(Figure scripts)

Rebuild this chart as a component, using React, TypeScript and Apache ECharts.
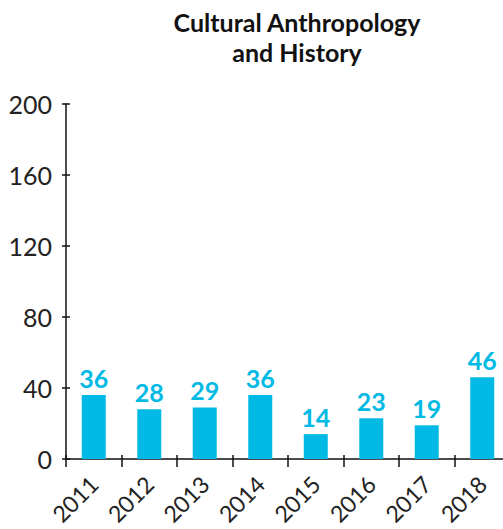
import React, { useEffect, useRef } from "react";
import * as echarts from "echarts";

const categories = ["2011", "2012", "2013", "2014", "2015", "2016", "2017", "2018"];
const values = [36, 28, 29, 36, 14, 23, 19, 46];
const yTicks = { min: 0, max: 200, interval: 40 };
const titleText = "Cultural Anthropology\nand History";

const FONT = "Lato, 'Open Sans', sans-serif";
const CYAN = "#00B9E4";

export default function App() {
  const ref = useRef<HTMLDivElement>(null);
  useEffect(() => {
    if (!ref.current) return;
    const chart = echarts.init(ref.current, null, { renderer: "svg" });
    chart.setOption({
      animation: false,
      title: {
        text: titleText,
        left: 292,
        textAlign: "center",
        top: 2,
        textStyle: { fontFamily: FONT, fontWeight: "bold", fontSize: 25, color: "#111", lineHeight: 30 },
      },
      grid: { left: 66, right: -7, top: 104, bottom: 70, containLabel: false, outerBoundsMode: "none" },
      xAxis: [
        {
          type: "category",
          data: categories,
          axisLine: { lineStyle: { color: "#111", width: 1.5 } },
          axisTick: { show: true, alignWithLabel: false, length: 8, lineStyle: { color: "#111", width: 1.5 } },
          axisLabel: { rotate: 45, fontFamily: FONT, fontSize: 23, color: "#222", margin: 21 },
        },
        {
          type: "category",
          data: categories,
          position: "bottom",
          axisLine: { show: false },
          axisTick: { show: true, inside: true, length: 4, lineStyle: { color: "#111", width: 1.5 } },
          axisLabel: { show: false },
        },
      ],
      yAxis: [
        {
          type: "value",
          min: yTicks.min,
          max: yTicks.max,
          interval: yTicks.interval,
          axisLine: { show: true, lineStyle: { color: "#111", width: 1.5 } },
          axisTick: { show: true, length: 4, lineStyle: { color: "#111", width: 1.5 } },
          splitLine: { show: false },
          axisLabel: { fontFamily: FONT, fontSize: 25, color: "#222", margin: 14 },
        },
        {
          type: "value",
          position: "left",
          min: yTicks.min,
          max: yTicks.max,
          interval: yTicks.interval,
          axisLine: { show: false },
          axisTick: { show: true, inside: true, length: 4, lineStyle: { color: "#111", width: 1.5 } },
          splitLine: { show: false },
          axisLabel: { show: false },
        },
      ],
      series: [
        {
          type: "bar",
          data: values,
          barWidth: 24,
          itemStyle: { color: CYAN },
          label: {
            show: true,
            position: "top",
            distance: 5,
            fontFamily: FONT,
            fontWeight: "bold",
            fontSize: 25,
            color: CYAN,
          },
        },
      ],
    });
    return () => chart.dispose();
  }, []);
  return <div ref={ref} style={{ width: 503, height: 529, position: "absolute", left: 0, top: 0 }} />;
}
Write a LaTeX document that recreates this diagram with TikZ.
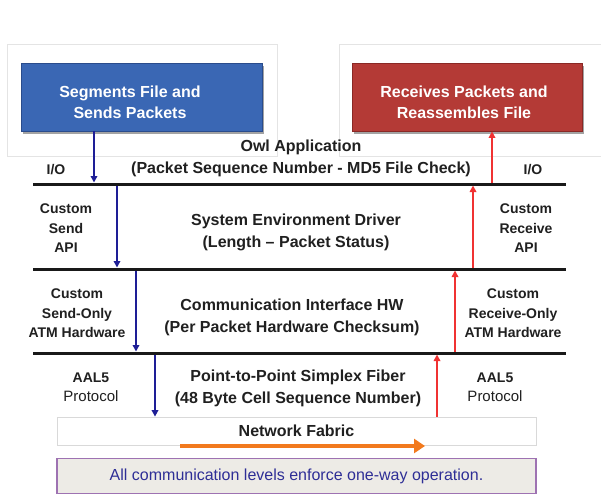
\documentclass[tikz,border=0pt]{standalone}
\usepackage{fontspec}
\setmainfont{Liberation Sans}
\usetikzlibrary{arrows.meta,shadows}
\definecolor{boxblue}{HTML}{3A67B4}
\definecolor{boxblueD}{HTML}{2A4C8C}
\definecolor{boxred}{HTML}{B43A36}
\definecolor{boxredD}{HTML}{8A2825}
\definecolor{faintgrey}{HTML}{E4E4E4}
\definecolor{txtgrey}{HTML}{202020}
\definecolor{arrowblue}{HTML}{1E1E96}
\definecolor{arrowred}{HTML}{F03232}
\definecolor{arroworange}{HTML}{F27A1E}
\definecolor{notefill}{HTML}{EDEBE6}
\definecolor{notedraw}{HTML}{9E72B2}
\definecolor{notetext}{HTML}{2E2E96}
\begin{document}
\begin{tikzpicture}[x=1pt,y=-1pt,
  faint/.style={draw=faintgrey,line width=0.8pt},
  appbox/.style={rectangle,line width=0.8pt,minimum height=68pt,inner sep=0pt,
    drop shadow={shadow xshift=2pt,shadow yshift=-2.5pt,opacity=0.45,fill=black!80}},
  boxtext/.style={text=white,font=\fontsize{16}{21}\selectfont\bfseries,align=center,inner sep=0pt},
  layertext/.style={text=txtgrey,font=\fontsize{16}{22}\selectfont\bfseries,align=center,inner sep=0pt},
  sidetext/.style={text=txtgrey,font=\fontsize{14}{19.5}\selectfont\bfseries,align=center,inner sep=0pt},
  layerline/.style={line width=3pt,draw=black!90},
  sendarrow/.style={draw=arrowblue,line width=1.8pt,-{Triangle[length=6.5pt,width=6.5pt]}},
  recvarrow/.style={draw=arrowred,line width=1.8pt,-{Triangle[length=6.5pt,width=6.5pt]}}
]
\useasboundingbox[fill=white] (0,0) rectangle (601,495);

% faint frames around the application boxes
\draw[faint] (7,44) rectangle (277,156);
\draw[faint] (339,44) rectangle (604,156);

% application boxes
\node[appbox,fill=boxblue,draw=boxblueD,minimum width=241pt] (send) at (141.5,97) {};
\node[boxtext] (sendtxt) at (130,102.5) {Segments File and\\Sends Packets};
\node[appbox,fill=boxred,draw=boxredD,minimum width=230pt] (recv) at (467,97) {};
\node[boxtext] (recvtxt) at (464,102.5) {Receives Packets and\\Reassembles File};

% layer lines
\coordinate (l1a) at (33,184); \coordinate (l1b) at (566,184);
\coordinate (l2a) at (33,269); \coordinate (l2b) at (566,269);
\coordinate (l3a) at (33,353); \coordinate (l3b) at (566,353);
\draw[layerline] (l1a) -- (l1b);
\draw[layerline] (l2a) -- (l2b);
\draw[layerline] (l3a) -- (l3b);

% layer texts
\node[layertext] (owl) at (301,158.5) {Owl Application\\(Packet Sequence Number - MD5 File Check)};
\node[sidetext] (iol) at (56,170) {I/O};
\node[sidetext] (ior) at (533,170) {I/O};

\node[layertext] (sed) at (296,232.5) {System Environment Driver\\(Length -- Packet Status)};
\node[sidetext] (sapi) at (66,228.5) {Custom\\Send\\API};
\node[sidetext] (rapi) at (526,228.5) {Custom\\Receive\\API};

\node[layertext] (cihw) at (292,317) {Communication Interface HW\\(Per Packet Hardware Checksum)};
\node[sidetext] (shw) at (77,313.5) {Custom\\Send-Only\\ATM Hardware};
\node[sidetext] (rhw) at (513,313.5) {Custom\\Receive-Only\\ATM Hardware};

\node[layertext] (fiber) at (298,388.5) {Point-to-Point Simplex Fiber\\(48 Byte Cell Sequence Number)};
\node[sidetext] (aall) at (91,387) {AAL5\\{\fontsize{15}{19.5}\selectfont\mdseries Protocol}};
\node[sidetext] (aalr) at (495,387) {AAL5\\{\fontsize{15}{19.5}\selectfont\mdseries Protocol}};

% network fabric
\node[draw=black!15,fill=white,line width=0.8pt,minimum width=479pt,minimum height=28pt,
      inner sep=0pt,font=\fontsize{16}{20}\selectfont\bfseries,text=txtgrey] (fabric) at (296.5,431) {Network Fabric};
\coordinate (ora) at (180,446);
\coordinate (orb) at (425,446);
\draw[draw=arroworange,line width=4.5pt,-{Triangle[length=11pt,width=14pt]}] (ora) -- (orb);

% note box
\node[draw=notedraw,fill=notefill,line width=1.2pt,minimum width=479pt,minimum height=35pt,
      inner sep=0pt,font=\fontsize{16}{20}\selectfont,text=notetext] (note) at (296.5,476)
      {All communication levels enforce one-way operation.};

% send path (down)
\coordinate (b1) at (94,182.5);
\coordinate (b2s) at (117,185.5); \coordinate (b2) at (117,267.5);
\coordinate (b3s) at (136,270.5); \coordinate (b3) at (136,351.5);
\coordinate (b4s) at (155,354.5);
\draw[sendarrow] (send.south -| b1) -- (b1);
\draw[sendarrow] (b2s) -- (b2);
\draw[sendarrow] (b3s) -- (b3);
\draw[sendarrow] (b4s) -- (b4s |- fabric.north);

% receive path (up)
\coordinate (r1s) at (492,182.5);
\coordinate (r2s) at (473,267.5); \coordinate (r2) at (473,185.5);
\coordinate (r3s) at (455,351.5); \coordinate (r3) at (455,270.5);
\coordinate (r4) at (437,354.5);
\draw[recvarrow] (r1s) -- (r1s |- recv.south);
\draw[recvarrow] (r2s) -- (r2);
\draw[recvarrow] (r3s) -- (r3);
\draw[recvarrow] (r4 |- fabric.north) -- (r4);
\end{tikzpicture}
\end{document}
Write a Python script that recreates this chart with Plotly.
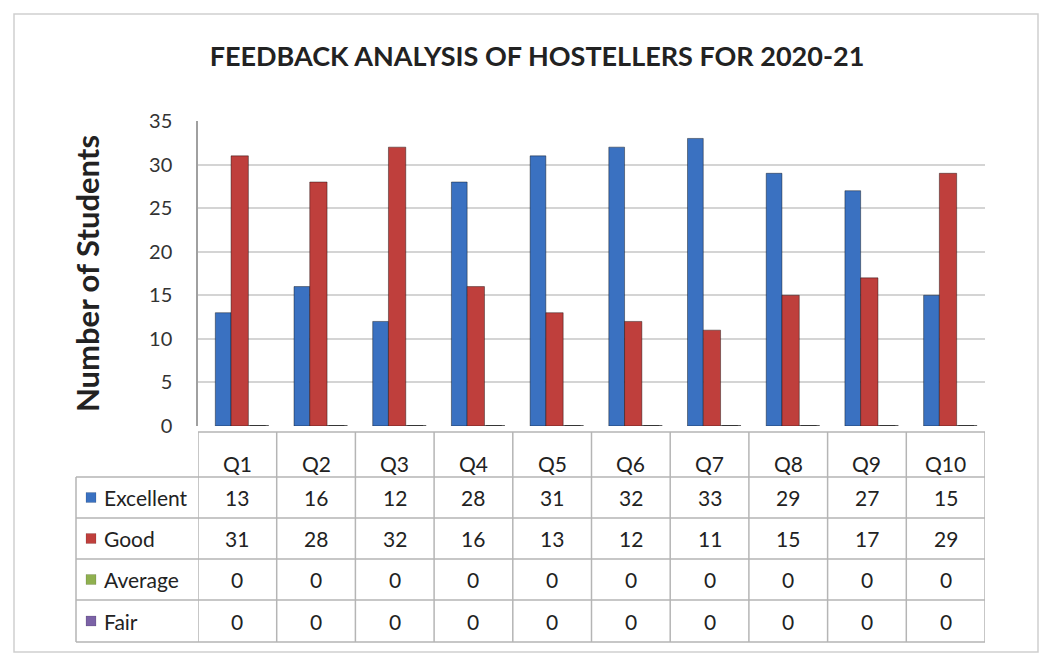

Short task
Restate word for word only the lines from where the entries begin through the one with "import * as"; omit the pictures.

Written answer
Rebuild this chart as a component, using React, TypeScript and Apache ECharts.
import React, { useEffect, useRef } from "react";
import * as echarts from "echarts";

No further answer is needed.